Ex-Gefangene finden leichter einen Job
Der Fachkräftemangel in Thüringen hat in den vergangenen Jahren nach Einschätzung von Bewährungshelfern auch die Jobperspektiven von ehemaligen Strafgefangenen verbessert. Zwar hätten viele Arbeitgeber nach wie vor große Vorbehalte dagegen, einen ehemaligen Gefängnisinsassen als Mitarbeiter einzustellen, erklärt Andreas Schur, der im Justizbezirk Erfurt als Bewährungshelfer arbeitet und dort den sozialen Dienst der Justiz leitet. Das öffentliche Image von Menschen, die im Gefängnis saßen, habe sich in den vergangenen Jahren kaum verändert. Allerdings gelinge es heute über den Umweg von Zeitarbeitsfirmen sehr viel einfacher als früher, Ex-Häftlingen zu einem Job zu verhelfen. Diese Tendenz sei seit etwa 2011 zu beobachten, so Schur. Zum Justizbezirk Erfurt gehören neben den Städten Erfurt und Weimar auch die Landkreise Sömmerda, Gotha, Weimarer Land sowie teilweise der Ilmkreis und der Kyffhäuserkreis.
Unter anderem in der Logistikbranche sei es für einstige Häftlinge heute möglich, wieder einen Arbeitsplatz zu bekommen, sagt Schur. Dass dort auch niedrig qualifizierte Mitarbeiter gebraucht würden, komme den »Klienten« der Bewährungshelfer inzwischen immer wieder zu Gute. Vor allem der Raum Mittelthüringen mit seiner hohen Konzentration an Versandunternehmen biete ihnen daher die Chance auf einen Neustart.
Schur sagt, er kenne Fälle, in denen zwar große Logistikunternehmen selbst die Bewerbungen von Ex-Gefangenen um einen Job abgelehnt hätten. Die Zeitarbeitsfirmen, mit denen diese Unternehmen zusammenarbeiten, hätten diese Menschen aber als Arbeitskräfte akzeptiert - und sie dann als Mitarbeiter an genau jene Betriebe vermittelt, die ihre Bewerbung zuvor abgelehnt hatten. Im Ergebnis arbeiteten die ehemaligen Strafgefangenen nun in dem Unternehmen, in dem sie sich beworben hatten.

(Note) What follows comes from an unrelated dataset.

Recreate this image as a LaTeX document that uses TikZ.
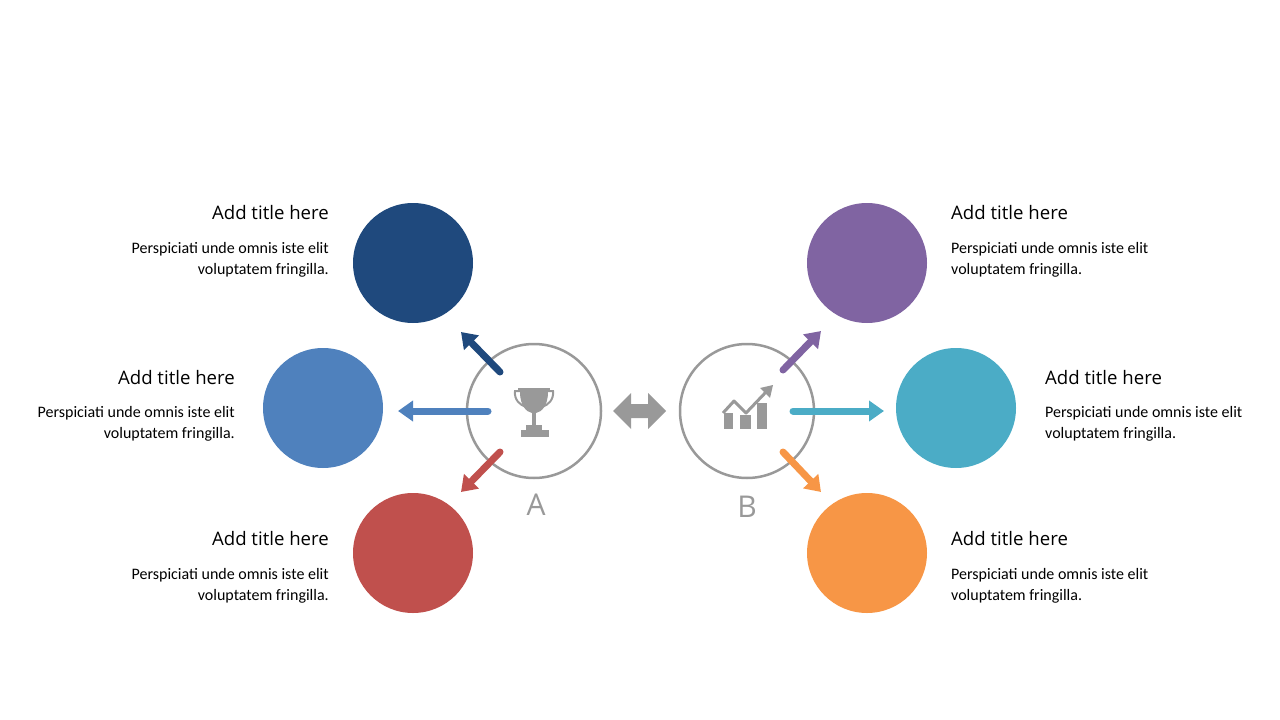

Nach den jüngsten verfügbaren Daten des Thüringer Landesamtes für Statistik wurden 2014 insgesamt 2811 Menschen in Thüringen von einem Gericht zu einer Freiheitsstrafe verurteilt. In der überwiegenden Mehrzahl handelte es sich dabei um Männer - weshalb auch in deutschen Gefängnissen viel mehr Männer als Frauen sitzen. Thüringer Gerichte verurteilten zwischen Januar und Dezember 2014 den Angaben nach lediglich 333 Frauen zu einer Gefängnisstrafe.
Damit die ehemaligen Häftlinge nicht ausschließlich auf Jobs für Un- oder Angelernte angewiesen sind, gibt es in Thüringer Gefängnissen ein breit gefächertes Angebot von Aus- oder Weiterbildungsangeboten. Sie sollen Gefangenen helfen, sich in der Welt außerhalb der Haftanstalten schneller integrieren zu können. Wie erfolgreich diese und andere Resozialisierungsmaßnahmen sind, ist allerdings umstritten. Bewährungshelfer selbst räumen ein, wer einmal im Gefängnis saß, habe eine hohe Wahrscheinlichkeit, noch einmal mit dem Gesetz in Konflikt zu kommen und dann erneut zu einer Gefängnisstrafe verurteilt zu werden.